Today I've been enjoying an unexpected one day holiday, awarded because the school is the top school for sport in the nation, or something along those lines. However, 'enjoying' is a bit of an exaggeration as I've spent the day so far working (though at home), and this will be continuing into the evening, though we do intend to pop to the fitness centre for an hour or so after breaking the fast.
All this means that I'll manage barely a glance at The Ambassadors in which I'm following Strether's progress after his arrival in Paris. That progress, as it is in the rest of the novel, I'm sure, is slow and measured. I mean extremely measured. To the tiniest fraction of an inch.

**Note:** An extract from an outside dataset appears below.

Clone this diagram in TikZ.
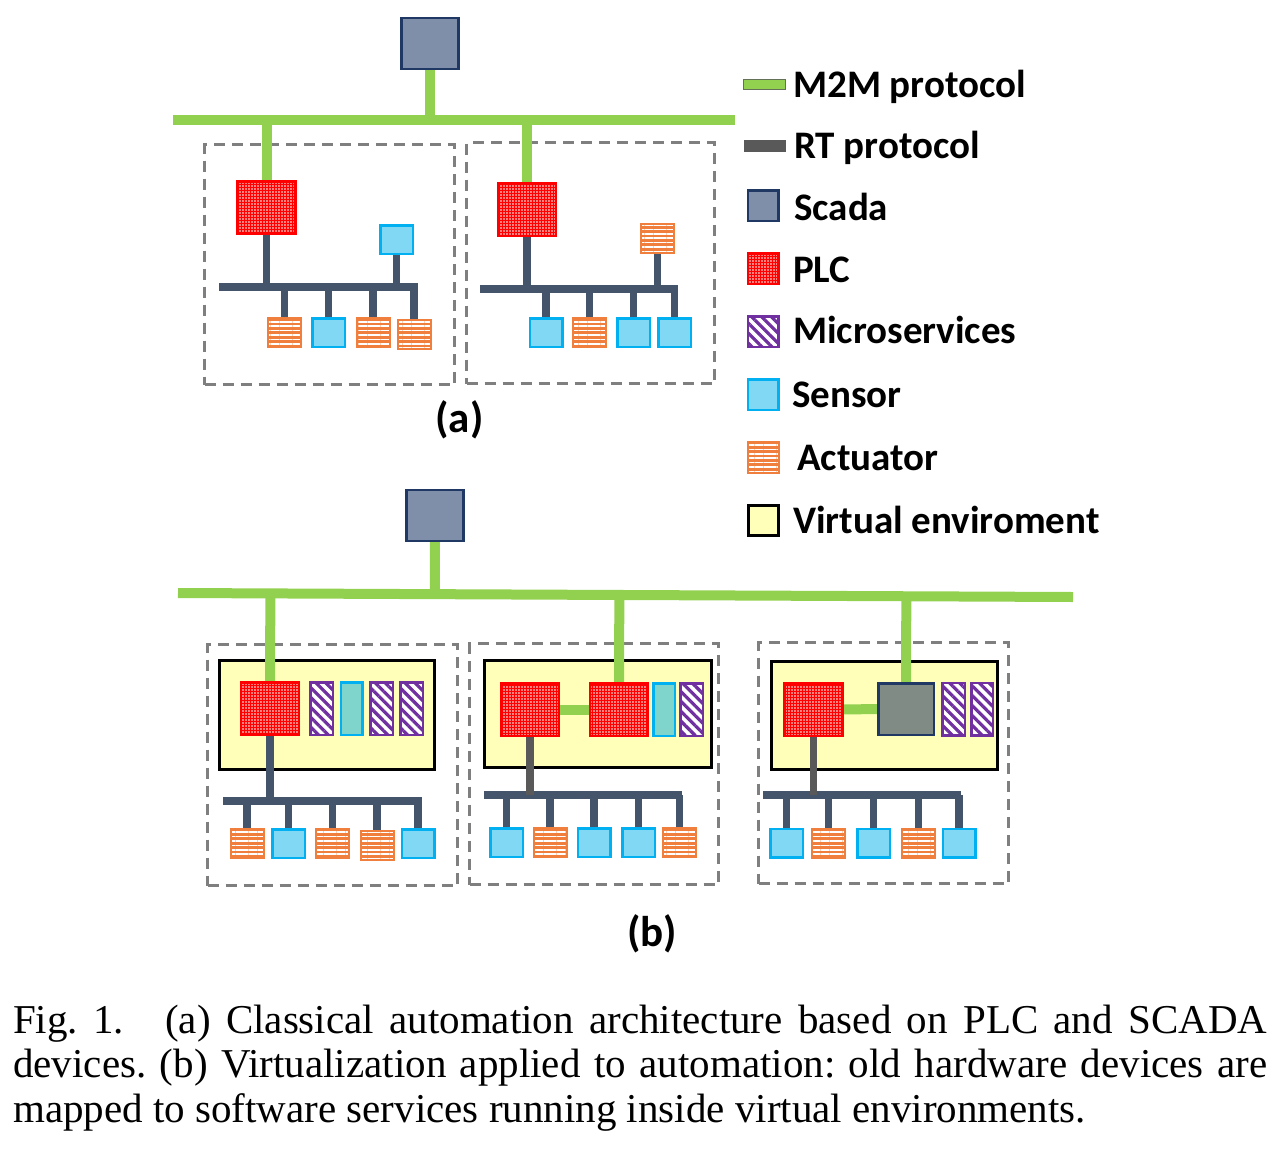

Now I don't mind slow-moving novels. I enjoyed Proust's In Search of Lost Time or Remembrance of Things Past, however you want to translate it. That took me months, but the rewards were obvious. The problem I have, and always have had, with James is that I have little or no idea of what the rewards are. This goes back a long time over several novels and short stories. I remember watching the movie of The Turn of the Screw (I think directed by Jack Clayton, from the fifties, I guess) and being genuinely spooked - though I was only a kid at the time. The actual text was a severe let down. A great story shrouded in a lot of words that sometimes, for me at least, just didn't cohere. The Portrait of a Lady, What Maisie Knew, The Aspern Papers, The Europeans and other stuff I'm too lazy to recall at the moment have all been and gone for me, and I still don't get it.
So why persist? I don't think I would have had it not been for reading David Lodge's Author, Author last year, a brilliant account (sort of novelisation, I suppose) of James's experience in the theatre as a playwright. Basically his plays (or rather the key one) stunk and the poor guy suffered a really bad time. Lodge, one of my favourite writers, managed to convince me that James really does live up to his reputation and is well worth the time spent on him. So here I am trying to find that time.